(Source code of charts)

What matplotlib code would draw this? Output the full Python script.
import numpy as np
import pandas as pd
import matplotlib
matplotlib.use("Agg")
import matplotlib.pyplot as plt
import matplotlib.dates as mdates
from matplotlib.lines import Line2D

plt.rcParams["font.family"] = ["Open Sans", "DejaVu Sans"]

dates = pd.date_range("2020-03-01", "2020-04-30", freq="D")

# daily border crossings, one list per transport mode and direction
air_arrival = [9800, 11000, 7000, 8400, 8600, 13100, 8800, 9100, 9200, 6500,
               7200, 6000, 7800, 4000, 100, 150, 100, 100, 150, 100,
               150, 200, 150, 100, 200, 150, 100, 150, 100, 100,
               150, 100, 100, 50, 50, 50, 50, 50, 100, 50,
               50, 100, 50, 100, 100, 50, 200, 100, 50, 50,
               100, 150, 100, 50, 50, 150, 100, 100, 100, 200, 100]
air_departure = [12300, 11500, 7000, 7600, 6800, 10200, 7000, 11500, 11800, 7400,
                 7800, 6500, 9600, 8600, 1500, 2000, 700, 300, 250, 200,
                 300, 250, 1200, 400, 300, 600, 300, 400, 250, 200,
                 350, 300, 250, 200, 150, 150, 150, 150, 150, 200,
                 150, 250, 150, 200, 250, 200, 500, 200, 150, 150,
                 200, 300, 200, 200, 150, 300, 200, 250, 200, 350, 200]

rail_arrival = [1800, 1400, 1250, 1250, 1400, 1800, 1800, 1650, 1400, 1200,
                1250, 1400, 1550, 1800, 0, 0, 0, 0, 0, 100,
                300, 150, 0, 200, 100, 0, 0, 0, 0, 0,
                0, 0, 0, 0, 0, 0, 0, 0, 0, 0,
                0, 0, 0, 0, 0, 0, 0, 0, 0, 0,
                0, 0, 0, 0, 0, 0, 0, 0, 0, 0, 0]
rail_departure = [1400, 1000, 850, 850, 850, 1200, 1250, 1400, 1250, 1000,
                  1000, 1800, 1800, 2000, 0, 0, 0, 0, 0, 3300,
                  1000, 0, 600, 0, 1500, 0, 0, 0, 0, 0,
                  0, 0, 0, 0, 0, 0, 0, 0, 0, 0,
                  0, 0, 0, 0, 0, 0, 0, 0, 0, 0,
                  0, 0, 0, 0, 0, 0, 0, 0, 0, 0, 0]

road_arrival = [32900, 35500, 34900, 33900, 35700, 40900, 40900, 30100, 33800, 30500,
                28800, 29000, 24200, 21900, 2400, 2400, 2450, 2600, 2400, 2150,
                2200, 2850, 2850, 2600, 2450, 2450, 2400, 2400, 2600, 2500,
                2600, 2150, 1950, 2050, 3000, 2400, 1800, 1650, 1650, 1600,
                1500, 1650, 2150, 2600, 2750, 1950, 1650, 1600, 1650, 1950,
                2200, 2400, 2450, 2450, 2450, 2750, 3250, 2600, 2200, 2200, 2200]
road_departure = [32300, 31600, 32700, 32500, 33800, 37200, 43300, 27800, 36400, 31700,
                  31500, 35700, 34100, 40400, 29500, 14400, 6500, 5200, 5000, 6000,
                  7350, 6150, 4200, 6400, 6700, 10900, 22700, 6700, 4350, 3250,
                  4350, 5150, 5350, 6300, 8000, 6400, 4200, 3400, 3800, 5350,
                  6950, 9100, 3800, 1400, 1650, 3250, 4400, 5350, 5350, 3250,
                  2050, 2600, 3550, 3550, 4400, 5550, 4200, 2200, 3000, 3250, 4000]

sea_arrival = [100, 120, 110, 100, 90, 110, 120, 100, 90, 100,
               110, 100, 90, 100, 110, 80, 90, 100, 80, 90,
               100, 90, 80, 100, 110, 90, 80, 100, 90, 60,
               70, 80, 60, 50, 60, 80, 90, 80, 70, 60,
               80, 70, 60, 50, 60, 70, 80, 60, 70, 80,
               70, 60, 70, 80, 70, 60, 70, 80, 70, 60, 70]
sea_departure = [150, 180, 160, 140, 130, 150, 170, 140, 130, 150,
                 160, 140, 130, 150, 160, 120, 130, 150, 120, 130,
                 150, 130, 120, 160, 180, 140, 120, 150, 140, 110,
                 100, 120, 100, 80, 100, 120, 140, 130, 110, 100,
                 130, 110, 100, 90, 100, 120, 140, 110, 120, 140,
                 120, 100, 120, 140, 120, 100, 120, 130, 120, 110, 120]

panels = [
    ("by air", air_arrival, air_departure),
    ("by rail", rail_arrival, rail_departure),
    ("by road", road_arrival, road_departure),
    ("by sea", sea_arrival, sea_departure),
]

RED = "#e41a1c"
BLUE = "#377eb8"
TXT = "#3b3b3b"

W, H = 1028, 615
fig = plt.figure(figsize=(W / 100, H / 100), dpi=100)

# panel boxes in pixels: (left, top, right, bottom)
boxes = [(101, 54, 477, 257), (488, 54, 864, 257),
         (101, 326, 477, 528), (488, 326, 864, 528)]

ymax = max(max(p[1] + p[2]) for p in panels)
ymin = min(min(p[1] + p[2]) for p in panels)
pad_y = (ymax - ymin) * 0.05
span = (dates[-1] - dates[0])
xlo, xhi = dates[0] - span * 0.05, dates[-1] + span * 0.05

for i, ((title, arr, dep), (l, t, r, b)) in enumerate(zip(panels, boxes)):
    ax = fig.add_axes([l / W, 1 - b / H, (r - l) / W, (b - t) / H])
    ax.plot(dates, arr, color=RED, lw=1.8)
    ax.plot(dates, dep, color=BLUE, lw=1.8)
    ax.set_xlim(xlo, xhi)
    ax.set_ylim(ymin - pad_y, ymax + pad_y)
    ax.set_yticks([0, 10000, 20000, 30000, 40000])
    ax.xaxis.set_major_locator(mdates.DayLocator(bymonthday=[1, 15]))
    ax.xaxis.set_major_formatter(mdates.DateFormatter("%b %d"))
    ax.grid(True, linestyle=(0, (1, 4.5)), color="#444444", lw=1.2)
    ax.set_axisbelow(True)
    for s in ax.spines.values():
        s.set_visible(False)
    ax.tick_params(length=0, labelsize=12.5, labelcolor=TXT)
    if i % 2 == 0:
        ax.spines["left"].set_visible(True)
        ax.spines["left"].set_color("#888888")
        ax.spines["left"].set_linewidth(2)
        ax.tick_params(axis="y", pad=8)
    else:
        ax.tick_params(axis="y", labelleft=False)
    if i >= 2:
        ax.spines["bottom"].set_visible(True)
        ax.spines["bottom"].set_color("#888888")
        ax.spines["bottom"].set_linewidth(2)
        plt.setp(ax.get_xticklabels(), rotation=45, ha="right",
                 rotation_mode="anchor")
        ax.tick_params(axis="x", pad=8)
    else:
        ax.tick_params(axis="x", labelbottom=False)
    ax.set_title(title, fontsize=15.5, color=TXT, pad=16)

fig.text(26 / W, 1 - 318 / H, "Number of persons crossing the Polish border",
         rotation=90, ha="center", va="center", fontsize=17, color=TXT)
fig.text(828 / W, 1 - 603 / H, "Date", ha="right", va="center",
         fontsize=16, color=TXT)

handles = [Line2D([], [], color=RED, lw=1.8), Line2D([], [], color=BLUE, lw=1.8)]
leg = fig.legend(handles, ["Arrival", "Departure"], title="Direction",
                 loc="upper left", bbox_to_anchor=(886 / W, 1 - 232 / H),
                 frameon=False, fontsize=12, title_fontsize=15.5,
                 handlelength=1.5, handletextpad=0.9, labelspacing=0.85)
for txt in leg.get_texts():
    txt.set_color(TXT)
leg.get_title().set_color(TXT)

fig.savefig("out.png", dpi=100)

==

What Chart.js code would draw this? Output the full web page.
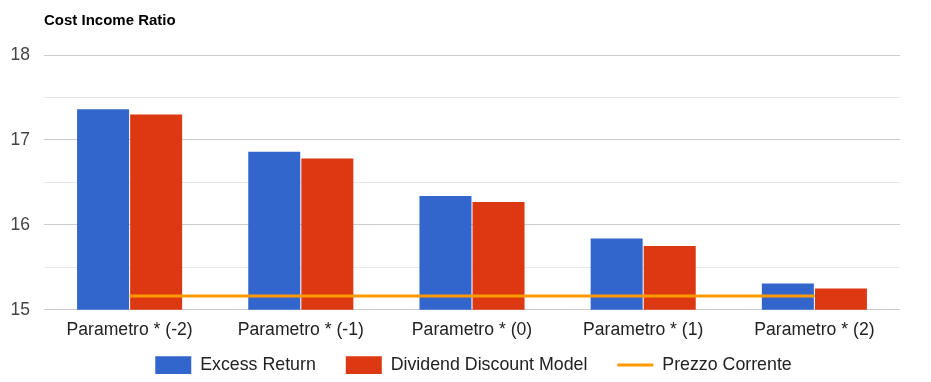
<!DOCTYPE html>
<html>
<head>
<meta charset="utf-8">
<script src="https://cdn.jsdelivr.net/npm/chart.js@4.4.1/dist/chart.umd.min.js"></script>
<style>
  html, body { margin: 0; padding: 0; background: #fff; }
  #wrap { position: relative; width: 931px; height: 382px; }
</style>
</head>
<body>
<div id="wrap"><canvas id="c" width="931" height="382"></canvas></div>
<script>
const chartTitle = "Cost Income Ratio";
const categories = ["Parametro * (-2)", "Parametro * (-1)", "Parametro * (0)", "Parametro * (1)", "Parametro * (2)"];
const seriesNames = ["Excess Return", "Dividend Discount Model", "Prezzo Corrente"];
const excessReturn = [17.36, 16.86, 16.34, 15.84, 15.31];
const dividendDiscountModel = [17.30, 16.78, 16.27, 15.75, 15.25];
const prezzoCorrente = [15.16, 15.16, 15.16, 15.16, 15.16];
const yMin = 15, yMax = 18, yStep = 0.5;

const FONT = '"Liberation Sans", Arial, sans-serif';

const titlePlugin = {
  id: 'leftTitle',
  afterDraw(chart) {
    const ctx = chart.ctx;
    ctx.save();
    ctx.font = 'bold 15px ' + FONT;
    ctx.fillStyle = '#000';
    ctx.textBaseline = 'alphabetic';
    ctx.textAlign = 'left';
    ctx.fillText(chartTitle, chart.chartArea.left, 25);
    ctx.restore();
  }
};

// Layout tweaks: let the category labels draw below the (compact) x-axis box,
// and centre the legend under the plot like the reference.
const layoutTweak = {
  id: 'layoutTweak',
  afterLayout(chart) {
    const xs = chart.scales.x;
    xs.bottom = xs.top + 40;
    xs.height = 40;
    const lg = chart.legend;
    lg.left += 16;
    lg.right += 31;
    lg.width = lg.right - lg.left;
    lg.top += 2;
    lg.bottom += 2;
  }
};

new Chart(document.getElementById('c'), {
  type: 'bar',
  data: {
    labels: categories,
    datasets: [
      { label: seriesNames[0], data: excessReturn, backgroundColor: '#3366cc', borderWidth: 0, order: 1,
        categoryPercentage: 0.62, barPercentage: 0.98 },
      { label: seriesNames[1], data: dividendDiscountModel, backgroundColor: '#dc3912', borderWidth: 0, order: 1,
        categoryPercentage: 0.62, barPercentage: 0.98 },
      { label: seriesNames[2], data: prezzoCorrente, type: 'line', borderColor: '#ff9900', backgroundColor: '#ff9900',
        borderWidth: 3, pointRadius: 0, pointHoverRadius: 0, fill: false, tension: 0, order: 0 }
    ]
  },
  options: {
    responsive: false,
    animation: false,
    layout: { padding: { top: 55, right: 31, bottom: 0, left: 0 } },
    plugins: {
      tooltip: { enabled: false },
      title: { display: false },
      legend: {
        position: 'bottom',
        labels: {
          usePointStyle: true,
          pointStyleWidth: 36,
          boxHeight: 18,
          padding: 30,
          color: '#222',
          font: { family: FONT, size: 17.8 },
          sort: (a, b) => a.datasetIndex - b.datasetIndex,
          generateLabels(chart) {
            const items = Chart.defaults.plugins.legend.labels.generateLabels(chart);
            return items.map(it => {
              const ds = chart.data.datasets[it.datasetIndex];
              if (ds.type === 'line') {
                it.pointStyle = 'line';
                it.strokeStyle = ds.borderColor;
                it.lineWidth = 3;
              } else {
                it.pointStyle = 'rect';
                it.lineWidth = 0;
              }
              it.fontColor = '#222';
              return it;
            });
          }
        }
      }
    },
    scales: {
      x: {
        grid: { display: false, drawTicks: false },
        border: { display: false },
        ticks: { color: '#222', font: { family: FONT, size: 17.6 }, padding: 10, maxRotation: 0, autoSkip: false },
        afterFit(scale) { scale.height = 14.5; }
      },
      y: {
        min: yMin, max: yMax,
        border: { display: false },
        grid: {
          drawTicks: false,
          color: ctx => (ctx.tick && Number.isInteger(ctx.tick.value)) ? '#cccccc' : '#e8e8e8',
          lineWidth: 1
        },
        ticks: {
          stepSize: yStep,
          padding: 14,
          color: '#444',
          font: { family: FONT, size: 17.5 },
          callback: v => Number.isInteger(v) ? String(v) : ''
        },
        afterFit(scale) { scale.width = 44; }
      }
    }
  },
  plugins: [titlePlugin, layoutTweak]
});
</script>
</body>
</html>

**Work required**
Make an exact transcription of the lines from the line with "What matplotlib code" through the line with "200, 300, 200, 200, 150, 300, 200, 250, 200, 350, 200]", inclusive, omitting all others.

**Finished answer**
What matplotlib code would draw this? Output the full Python script.
import numpy as np
import pandas as pd
import matplotlib
matplotlib.use("Agg")
import matplotlib.pyplot as plt
import matplotlib.dates as mdates
from matplotlib.lines import Line2D

plt.rcParams["font.family"] = ["Open Sans", "DejaVu Sans"]

dates = pd.date_range("2020-03-01", "2020-04-30", freq="D")

# daily border crossings, one list per transport mode and direction
air_arrival = [9800, 11000, 7000, 8400, 8600, 13100, 8800, 9100, 9200, 6500,
               7200, 6000, 7800, 4000, 100, 150, 100, 100, 150, 100,
               150, 200, 150, 100, 200, 150, 100, 150, 100, 100,
               150, 100, 100, 50, 50, 50, 50, 50, 100, 50,
               50, 100, 50, 100, 100, 50, 200, 100, 50, 50,
               100, 150, 100, 50, 50, 150, 100, 100, 100, 200, 100]
air_departure = [12300, 11500, 7000, 7600, 6800, 10200, 7000, 11500, 11800, 7400,
                 7800, 6500, 9600, 8600, 1500, 2000, 700, 300, 250, 200,
                 300, 250, 1200, 400, 300, 600, 300, 400, 250, 200,
                 350, 300, 250, 200, 150, 150, 150, 150, 150, 200,
                 150, 250, 150, 200, 250, 200, 500, 200, 150, 150,
                 200, 300, 200, 200, 150, 300, 200, 250, 200, 350, 200]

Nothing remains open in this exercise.